SET TASK
Exactly the lines from the start of the data below through the line that contains "단위: % ]</div>" are to be copied, with pictures left out.

━━━━━━━━━━━━━━━━━━━━━━━━━━━━━━

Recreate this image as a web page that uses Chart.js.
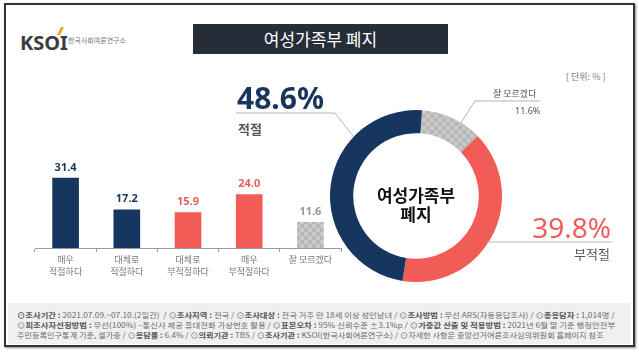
<!DOCTYPE html>
<html>
<head>
<meta charset="utf-8">
<script src="https://cdn.jsdelivr.net/npm/chart.js@4"></script>
<style>
  body { margin: 0; width: 639px; height: 352px; background: #fff; overflow: hidden;
         font-family: "Noto Sans CJK KR", "Noto Sans", sans-serif; }
  #frame { position: absolute; left: 4px; top: 3px; width: 627px; height: 340px;
           border: 2px solid #333; box-shadow: 1px 1px 2px #888; }
  .abs { position: absolute; white-space: nowrap; }
  #title { left: 193px; top: 24px; width: 255px; height: 30px; background: #262d39; color: #fff;
           font-size: 17px; line-height: 30px; text-align: center; }
  #footer { left: 8px; top: 303px; width: 622px; height: 41px; background: #f0f0f0; }
  .fl { position: absolute; left: 17px; font-size: 7.4px; color: #6a6a6a; transform-origin: 0 50%; }
  .fl b { color: #555; }
</style>
</head>
<body>
<div id="frame"></div>

<div class="abs" style="left:20px;top:29px;font:bold 20px 'Noto Sans';color:#3c3c3c;letter-spacing:0px">KSOI</div>
<div class="abs" style="left:59px;top:27px;width:3px;height:8px;background:#f3a21b;transform:skewX(-25deg)"></div>
<div class="abs" style="left:68px;top:35px;font-size:7px;color:#777">한국사회여론연구소</div>

<div id="title" class="abs">여성가족부 폐지</div>
<div class="abs" style="left:566px;top:70px;font-size:9px;color:#777">[ 단위: % ]</div>

<div id="footer" class="abs"></div>
<div class="fl" style="top:309px" id="f1"><b>⊙조사기간 :</b> 2021.07.09.~07.10.(2일간) &nbsp;/ ⊙<b>조사지역 :</b> 전국 / ⊙<b>조사대상 :</b> 전국 거주 만 18세 이상 성인남녀 / ⊙<b>조사방법 :</b> 무선 ARS(자동응답조사) / ⊙<b>총응답자 :</b> 1,014명 /</div>
<div class="fl" style="top:319px" id="f2">⊙<b>피조사자선정방법 :</b> 무선(100%) –통신사 제공 휴대전화 가상번호 활용 / ⊙<b>표본오차 :</b> 95% 신뢰수준 ±3.1%p / ⊙<b>가중값 산출 및 적용방법 :</b> 2021년 6월 말 기준 행정안전부</div>
<div class="fl" style="top:329px" id="f3">주민등록인구통계 기준, 셀가중 / ⊙<b>응답률 :</b> 6.4% / ⊙<b>의뢰기관 :</b> TBS / ⊙<b>조사기관 :</b> KSOI(한국사회여론연구소) / ⊙자세한 사항은 중앙선거여론조사심의위원회 홈페이지 참조</div>

<div class="abs" style="left:0;top:140px;width:360px;height:140px"><canvas id="bar"></canvas></div>
<div class="abs" style="left:330px;top:110px;width:172px;height:172px"><canvas id="donut"></canvas></div>

<svg class="abs" style="left:0;top:0" width="639" height="352">
  <polyline points="236,113 335,113 353,136" fill="none" stroke="#b5b5b5" stroke-width="1"/>
  <polyline points="460,124 475,101 540,101" fill="none" stroke="#b5b5b5" stroke-width="1"/>
  <polyline points="487,242 612,242" fill="none" stroke="#b5b5b5" stroke-width="1"/>
</svg>

<div class="abs" id="lblYes" style="left:237px;top:82px;font:bold 30px 'Noto Sans';color:#17365f;line-height:32px"></div>
<div class="abs" id="nmYes" style="left:238px;top:119px;font-size:13px;font-weight:bold;color:#555"></div>
<div class="abs" id="nmDk" style="left:493px;top:87px;font-size:9px;color:#555"></div>
<div class="abs" id="lblDk" style="left:515px;top:104px;font:9px 'Noto Sans';color:#555"></div>
<div class="abs" id="lblNo" style="right:28px;top:212px;font:28px 'Noto Sans';color:#ec5f5b;line-height:30px"></div>
<div class="abs" id="nmNo" style="right:29px;top:244px;font-size:13px;color:#555"></div>
<div class="abs" style="left:366px;top:185px;width:100px;text-align:center;font-size:17px;font-weight:bold;color:#111;line-height:19px">여성가족부<br>폐지</div>

<script>
const categories = [["매우", "적절하다"], ["대체로", "적절하다"], ["대체로", "부적절하다"], ["매우", "부적절하다"], "잘 모르겠다"];
const values = [31.4, 17.2, 15.9, 24.0, 11.6];
const summaryLabels = ["잘 모르겠다", "부적절", "적절"];
const summaryValues = [11.6, 39.8, 48.6];

const NAVY = '#17365f';
const RED = '#f25c57';

// grey checker pattern for "잘 모르겠다"
function greyPattern() {
  const c = document.createElement('canvas');
  c.width = 8; c.height = 8;
  const g = c.getContext('2d');
  g.fillStyle = '#c9c9c9';
  g.fillRect(0, 0, 8, 8);
  g.fillStyle = '#b6b6b6';
  g.fillRect(0, 0, 4, 4);
  g.fillRect(4, 4, 4, 4);
  return g.createPattern(c, 'repeat');
}
const GREY = greyPattern();

Chart.defaults.font.family = '"Noto Sans CJK KR", "Noto Sans", sans-serif';
Chart.defaults.animation = false;

const barColors = [NAVY, NAVY, RED, RED, GREY];
const labelColors = [NAVY, NAVY, '#e8605c', '#e8605c', '#999'];

const valueLabels = {
  id: 'valueLabels',
  afterDatasetsDraw(chart) {
    const ctx = chart.ctx;
    const meta = chart.getDatasetMeta(0);
    ctx.save();
    ctx.font = 'bold 11px "Noto Sans"';
    ctx.textAlign = 'center';
    ctx.textBaseline = 'bottom';
    meta.data.forEach((bar, i) => {
      ctx.fillStyle = labelColors[i];
      ctx.fillText(values[i].toFixed(1), bar.x, bar.y - 5);
    });
    ctx.restore();
  }
};

new Chart(document.getElementById('bar'), {
  type: 'bar',
  data: {
    labels: categories,
    datasets: [{ data: values, backgroundColor: barColors, barThickness: 26 }]
  },
  options: {
    responsive: true,
    maintainAspectRatio: false,
    layout: { padding: { left: 35, right: 19, top: 19, bottom: 0 } },
    plugins: { legend: { display: false }, tooltip: { enabled: false } },
    scales: {
      y: { display: false, min: 0, max: 40 },
      x: {
        grid: { drawOnChartArea: false, offset: true, tickLength: 4, color: '#999' },
        border: { color: '#999' },
        ticks: { color: '#777', font: { size: 9, lineHeight: 1.33 }, padding: 2 }
      }
    }
  },
  plugins: [valueLabels]
});

new Chart(document.getElementById('donut'), {
  type: 'doughnut',
  data: {
    labels: summaryLabels,
    datasets: [{ data: summaryValues, backgroundColor: [GREY, RED, NAVY], borderWidth: 0 }]
  },
  options: {
    responsive: true,
    maintainAspectRatio: false,
    cutout: '73%',
    rotation: 4,
    plugins: { legend: { display: false }, tooltip: { enabled: false } }
  }
});

document.getElementById('lblYes').textContent = summaryValues[2].toFixed(1) + '%';
document.getElementById('nmYes').textContent = summaryLabels[2];
document.getElementById('lblNo').textContent = summaryValues[1].toFixed(1) + '%';
document.getElementById('nmNo').textContent = summaryLabels[1];
document.getElementById('lblDk').textContent = summaryValues[0].toFixed(1) + '%';
document.getElementById('nmDk').textContent = summaryLabels[0];

// stretch footer lines to the same width as the reference
['f1', 'f2', 'f3'].forEach(id => {
  const el = document.getElementById(id);
  const target = id === 'f3' ? 586 : 598;
  el.style.transform = 'scaleX(' + (target / el.scrollWidth) + ')';
});
</script>
</body>
</html>
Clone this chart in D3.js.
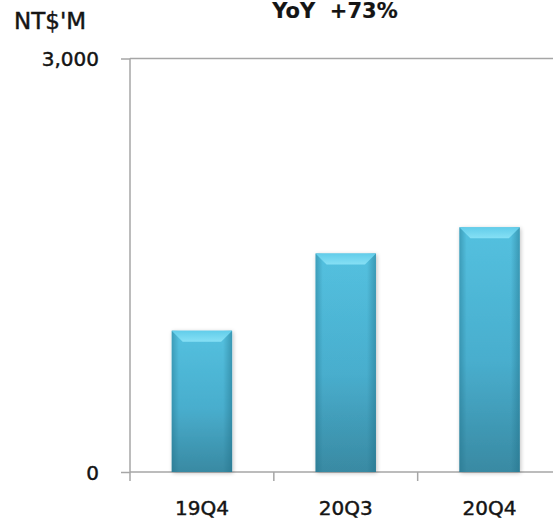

━━━━━━━━━━━━━━━━━━━━━━━━━━━━━━

SOLUTION
Recreate this image as a web page that uses Chart.js.
<!DOCTYPE html>
<html>
<head>
<meta charset="utf-8">
<script src="https://cdn.jsdelivr.net/npm/chart.js@4"></script>
<style>
  body { margin: 0; width: 639px; height: 352px; background: #fff; overflow: hidden;
         font-family: "Noto Sans CJK KR", "Noto Sans", sans-serif; }
  #frame { position: absolute; left: 4px; top: 3px; width: 627px; height: 340px;
           border: 2px solid #333; box-shadow: 1px 1px 2px #888; }
  .abs { position: absolute; white-space: nowrap; }
  #title { left: 193px; top: 24px; width: 255px; height: 30px; background: #262d39; color: #fff;
           font-size: 17px; line-height: 30px; text-align: center; }
  #footer { left: 8px; top: 303px; width: 622px; height: 41px; background: #f0f0f0; }
  .fl { position: absolute; left: 17px; font-size: 7.4px; color: #6a6a6a; transform-origin: 0 50%; }
  .fl b { color: #555; }
</style>
</head>
<body>
<div id="frame"></div>

<div class="abs" style="left:20px;top:29px;font:bold 20px 'Noto Sans';color:#3c3c3c;letter-spacing:0px">KSOI</div>
<div class="abs" style="left:59px;top:27px;width:3px;height:8px;background:#f3a21b;transform:skewX(-25deg)"></div>
<div class="abs" style="left:68px;top:35px;font-size:7px;color:#777">한국사회여론연구소</div>

<div id="title" class="abs">여성가족부 폐지</div>
<div class="abs" style="left:566px;top:70px;font-size:9px;color:#777">[ 단위: % ]</div>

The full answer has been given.